I’m really confused. I went to the range today to see if I could verify just how much POI shift there was between my 12.5" suppressed and unsuppressed. I’ve done this before on this rifle with an M4-2000 and Hornady Superperformance at 565 yards and there was no discernable shift in POI. At that distance there was a pretty big spread but with and without the suppressor all rounds were hitting a 24"x24" target and any POI shift was way less than 1 MOA. I was happy with those results.
Rifle is a BCM 12.5" SS410 and DD Omega 7" upper w/ 762SD suppressor. USGI Trigger. 4x ACOG
Ammunition is plain jane Federal XM193
Range is 300 yards (Target is that little white dot out there)
This is what really threw me off. I did two separate rounds of this. I fired 10 rounds unsuppressed. Marked the target, and then ten rounds suppressed and repeated the whole thing.
Look at this ridiculous, horrid group unsuppressed.
Rifle:
Target:
Here is the suppressed setup.
Its not a sub MOA group but it is noticably better.
I used the same box of ammo for suppressed and unsuppressed. (Each trials had a separate box). There was no change in wind, no change in sunlight, no change in anything.
Educate me. What’s going on? I’d think it’d be the other way around.
Groups shrinking while suppressed is actually pretty common. I can’t provide you any citations, but the engineer in me can make a pretty educated guess.
Adding mass to the end of the barrel will – unless you somehow do something really weird with the barrel’s vibratory harmonics (like hit a resonant frequency or something) – almost always tend to reduce group size because, to put it simply, moving heavier things is harder. The amount of energy being put into the system is the same (a gun shot), but in one case, the barrel is standard, and in the other case, it has a 1lb weight hanging off the end. Because the energy hasn’t changed in either case, the scenario with the heavier mass will cause the barrel to move less. With the barrel vibrating less (and thus, moving up and down less), your bullets come out of the barrel more consistently.
Think of it like a seesaw. It’s easier to move 50 pounds on the other side of the seesaw than it is 200 lbs. So with a heavier weight on the end of your barrel, the barrel vibrates less. That’s my guess. I’d also guess hanging a weight off the end of the barrel would do the same.
(It could also be attributable to altered barrel harmonics, with the addition of a suppressor causing the barrel to release the bullet at the apex of each up/down vibration where the barrel is most still, but I highly doubt something so detailed and specific would happen so consistently across suppressed AR-15s)
Thanks for the replies. I’m no engineer - but all of those reasons make perfect sense.
I wonder why the big difference with the match ammo (lack of group size reduction) I’d assume the match grade ammo was more consistent out of the bore with and without the suppressor.

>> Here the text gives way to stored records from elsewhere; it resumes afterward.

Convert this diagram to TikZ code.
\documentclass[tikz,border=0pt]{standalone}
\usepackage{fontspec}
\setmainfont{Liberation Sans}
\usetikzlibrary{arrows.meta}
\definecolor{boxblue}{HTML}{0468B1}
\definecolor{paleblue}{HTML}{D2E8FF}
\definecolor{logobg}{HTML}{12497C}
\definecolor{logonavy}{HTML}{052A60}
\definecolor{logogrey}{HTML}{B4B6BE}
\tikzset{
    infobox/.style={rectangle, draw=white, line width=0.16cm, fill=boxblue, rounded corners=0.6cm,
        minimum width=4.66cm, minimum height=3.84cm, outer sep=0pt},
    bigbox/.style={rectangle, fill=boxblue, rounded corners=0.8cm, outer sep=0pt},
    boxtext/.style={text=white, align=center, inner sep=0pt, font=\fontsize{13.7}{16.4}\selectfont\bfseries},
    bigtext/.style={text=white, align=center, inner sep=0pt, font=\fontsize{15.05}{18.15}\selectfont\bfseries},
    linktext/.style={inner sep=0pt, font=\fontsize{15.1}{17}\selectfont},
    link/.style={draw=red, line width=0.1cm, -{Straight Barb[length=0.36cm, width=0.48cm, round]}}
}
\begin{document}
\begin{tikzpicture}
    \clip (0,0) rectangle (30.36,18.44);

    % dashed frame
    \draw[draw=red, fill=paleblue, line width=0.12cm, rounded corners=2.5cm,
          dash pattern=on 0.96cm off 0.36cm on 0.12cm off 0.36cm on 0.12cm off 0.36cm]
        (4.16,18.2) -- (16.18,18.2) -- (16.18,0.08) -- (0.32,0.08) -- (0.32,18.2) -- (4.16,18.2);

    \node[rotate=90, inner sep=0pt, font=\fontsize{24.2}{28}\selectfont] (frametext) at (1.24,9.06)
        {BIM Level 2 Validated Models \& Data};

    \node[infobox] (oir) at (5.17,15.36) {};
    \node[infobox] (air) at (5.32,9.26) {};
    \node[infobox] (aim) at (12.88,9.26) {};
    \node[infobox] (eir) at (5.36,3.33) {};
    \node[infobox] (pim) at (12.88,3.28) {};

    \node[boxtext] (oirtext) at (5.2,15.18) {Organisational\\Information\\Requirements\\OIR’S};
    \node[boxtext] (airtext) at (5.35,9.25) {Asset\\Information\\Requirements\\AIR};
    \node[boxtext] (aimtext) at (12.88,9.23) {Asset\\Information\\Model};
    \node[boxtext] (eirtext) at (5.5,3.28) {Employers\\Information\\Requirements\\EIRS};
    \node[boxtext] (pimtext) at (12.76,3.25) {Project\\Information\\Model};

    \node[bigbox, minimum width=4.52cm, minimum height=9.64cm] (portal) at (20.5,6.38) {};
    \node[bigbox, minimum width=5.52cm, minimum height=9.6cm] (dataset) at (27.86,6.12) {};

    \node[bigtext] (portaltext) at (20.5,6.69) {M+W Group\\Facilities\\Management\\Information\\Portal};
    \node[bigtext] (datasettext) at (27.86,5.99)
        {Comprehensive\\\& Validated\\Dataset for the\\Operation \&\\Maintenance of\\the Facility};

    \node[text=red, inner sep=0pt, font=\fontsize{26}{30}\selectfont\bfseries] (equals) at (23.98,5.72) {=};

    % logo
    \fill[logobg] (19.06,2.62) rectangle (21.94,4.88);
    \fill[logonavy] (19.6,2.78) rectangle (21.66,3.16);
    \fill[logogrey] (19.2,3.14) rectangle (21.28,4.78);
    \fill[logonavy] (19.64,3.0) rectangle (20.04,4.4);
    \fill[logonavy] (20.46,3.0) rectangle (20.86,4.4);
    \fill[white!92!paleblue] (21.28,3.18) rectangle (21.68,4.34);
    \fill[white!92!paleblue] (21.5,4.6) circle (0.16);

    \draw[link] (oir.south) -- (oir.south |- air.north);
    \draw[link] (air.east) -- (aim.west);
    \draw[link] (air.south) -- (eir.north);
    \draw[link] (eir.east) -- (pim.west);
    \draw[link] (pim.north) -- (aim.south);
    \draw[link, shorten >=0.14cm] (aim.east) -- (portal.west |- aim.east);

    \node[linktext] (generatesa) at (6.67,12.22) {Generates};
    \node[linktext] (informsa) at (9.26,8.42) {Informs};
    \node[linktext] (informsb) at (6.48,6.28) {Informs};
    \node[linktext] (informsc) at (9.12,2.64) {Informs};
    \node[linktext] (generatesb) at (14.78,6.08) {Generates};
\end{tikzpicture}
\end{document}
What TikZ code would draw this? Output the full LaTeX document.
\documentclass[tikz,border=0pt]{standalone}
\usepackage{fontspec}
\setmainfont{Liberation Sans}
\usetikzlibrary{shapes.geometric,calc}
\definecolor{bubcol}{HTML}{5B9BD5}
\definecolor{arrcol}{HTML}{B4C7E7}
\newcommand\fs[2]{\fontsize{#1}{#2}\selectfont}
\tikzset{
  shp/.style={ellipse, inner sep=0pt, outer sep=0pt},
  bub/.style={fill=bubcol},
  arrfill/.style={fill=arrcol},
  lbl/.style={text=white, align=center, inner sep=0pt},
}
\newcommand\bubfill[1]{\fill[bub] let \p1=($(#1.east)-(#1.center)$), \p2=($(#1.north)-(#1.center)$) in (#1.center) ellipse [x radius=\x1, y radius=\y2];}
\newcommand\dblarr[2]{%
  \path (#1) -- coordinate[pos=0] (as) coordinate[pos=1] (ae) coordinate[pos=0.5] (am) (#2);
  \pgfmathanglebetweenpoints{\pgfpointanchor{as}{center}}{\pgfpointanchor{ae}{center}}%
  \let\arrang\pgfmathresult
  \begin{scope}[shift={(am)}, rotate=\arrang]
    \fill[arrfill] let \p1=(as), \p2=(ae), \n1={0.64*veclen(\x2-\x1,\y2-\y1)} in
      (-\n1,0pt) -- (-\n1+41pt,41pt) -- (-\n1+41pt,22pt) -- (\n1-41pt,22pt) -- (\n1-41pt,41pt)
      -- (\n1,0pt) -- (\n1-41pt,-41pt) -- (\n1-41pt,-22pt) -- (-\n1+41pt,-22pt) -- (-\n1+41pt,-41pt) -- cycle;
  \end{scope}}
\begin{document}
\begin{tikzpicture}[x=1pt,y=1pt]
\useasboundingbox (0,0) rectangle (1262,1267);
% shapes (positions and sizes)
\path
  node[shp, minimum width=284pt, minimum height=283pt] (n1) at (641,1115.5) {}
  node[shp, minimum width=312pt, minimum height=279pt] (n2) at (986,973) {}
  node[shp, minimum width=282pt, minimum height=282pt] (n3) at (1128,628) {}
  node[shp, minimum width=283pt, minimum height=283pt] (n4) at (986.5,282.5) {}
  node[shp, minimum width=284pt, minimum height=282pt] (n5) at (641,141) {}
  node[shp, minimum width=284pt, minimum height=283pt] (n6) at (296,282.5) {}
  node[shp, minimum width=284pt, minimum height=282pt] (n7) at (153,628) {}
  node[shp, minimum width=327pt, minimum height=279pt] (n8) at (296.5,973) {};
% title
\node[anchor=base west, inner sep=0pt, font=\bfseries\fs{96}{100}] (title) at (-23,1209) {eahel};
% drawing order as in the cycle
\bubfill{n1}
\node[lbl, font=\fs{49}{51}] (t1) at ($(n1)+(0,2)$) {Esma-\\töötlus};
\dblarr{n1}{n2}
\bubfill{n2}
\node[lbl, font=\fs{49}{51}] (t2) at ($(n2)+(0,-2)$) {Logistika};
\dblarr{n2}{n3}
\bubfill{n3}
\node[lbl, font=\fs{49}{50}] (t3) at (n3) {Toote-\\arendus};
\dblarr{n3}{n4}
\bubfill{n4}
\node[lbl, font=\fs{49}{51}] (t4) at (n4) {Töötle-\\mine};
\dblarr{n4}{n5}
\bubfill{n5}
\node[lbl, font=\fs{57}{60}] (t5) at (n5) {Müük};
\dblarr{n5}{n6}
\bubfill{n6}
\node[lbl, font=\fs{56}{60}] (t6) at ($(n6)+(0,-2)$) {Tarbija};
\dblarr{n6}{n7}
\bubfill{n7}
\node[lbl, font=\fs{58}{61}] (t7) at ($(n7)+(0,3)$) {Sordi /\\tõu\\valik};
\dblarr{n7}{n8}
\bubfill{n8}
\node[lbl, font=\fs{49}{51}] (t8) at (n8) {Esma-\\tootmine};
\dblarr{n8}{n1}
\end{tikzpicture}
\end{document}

The M193 benefitted much more from the suppressor than the Hornady did thus leading to a noticable group size reduction. Of course this is just a guess because the suppressor used last time was an M4-2000 and this is a .30 caliber can. Its heavier, longer, with a larger bore diameter.
I was honestly worried when I made this thread thinking people would claim I was trying to sell AAC cans or something. I’d never seen anything like it.
Just musing but I would expect the rougher surface of the M193 base would be more affected by erratic muzzle gas than the smoother base of the match bullets.
I heard the term “suppressor push” on a video from AAC.
The gasses that are being tamed in the suppressor baffles will fill the CAN at first, but they still need to expand eventually (out of the bore) just as the bullet is passing through. So the trapped expanding gasses will help push the bullet out of the suppressor. This can equal a slightly higher bullet velocity.
When shooting unsuppressed, the gasses simply escape up, down, and to the sides. They never get directly behind the bullet.
Could that along with the several other reasons mentioned help with accuracy?
It’s freebore boost, and generally increases velocity in the 20-30 fps area.
There is actually a bit of a boost from pure muzzle velocity as it exists the bore and a few feet in front of the bore as the shock of the bullet hitting standing air causes a small area of low density, permitting the bore pressure to add a few fps.
Really though, increased velocity alone does not contribute to increased precision, especially in such small gains.